All game coding is a balance between expected payoff and the cost to implement. Adding multi-GPU support into the game and the expected TROUBLESHOOTING thereafter is simply not worth the effort to most developers.
We really need this to be mostly an AUTOMATIC handling by the GAME ENGINE and VULKAN both even if it’s just handling some aspects such as physics, hair or whatever.
AFR:
To be clear, SLI/Crossfire is 99% utilized via AFR (Alternate Frame Rendering) where one GPU creates a frame then the next GPU creates the next frame. The game must support that and there are issues such as frame pacing (stuttering) and added lag as well as scaling in terms of added FPS.

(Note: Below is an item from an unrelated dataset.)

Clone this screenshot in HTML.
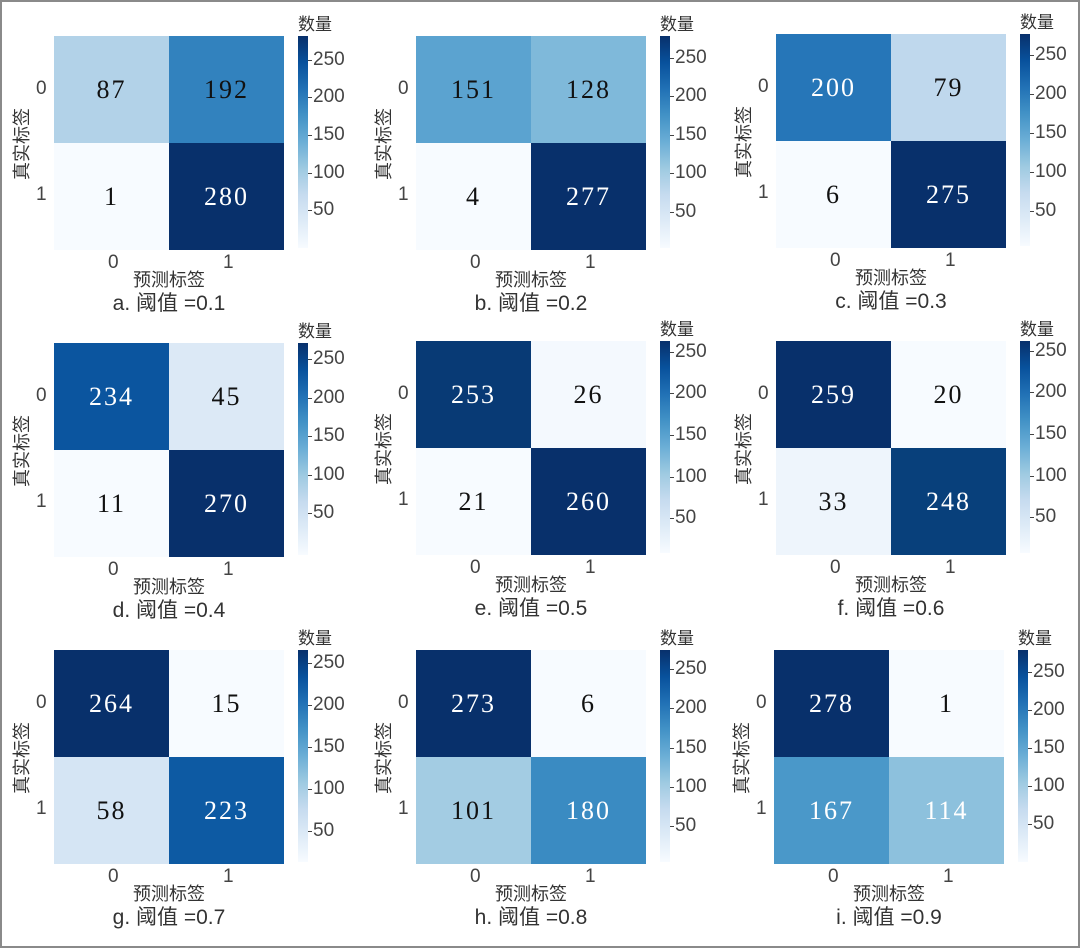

Ideally we want each new frame to be SPLIT between multiple GPU’s but that requires software support which is again hard (or at least impractical) to implement though we’re getting much closer.
Hardware:
It also looks like STITCHING together separate GPU elements to make a single GPU via interposer or similar means is the next step in getting high-end performance; in fact I expect the PS5 to do something like that, and NVidia at my best guess might have a product as early as 2020.
This can save a lot of money by increasing the YIELDS due to die size and by operating at a lower frequency. It also solves the problem of products with poor or no SLI/Crossfire (AFR specifically) support.
We might get something with 2x the performance of a GTX1080Ti made with four different dies stiched together at a frequency optimized for a combination of yields and power efficiency.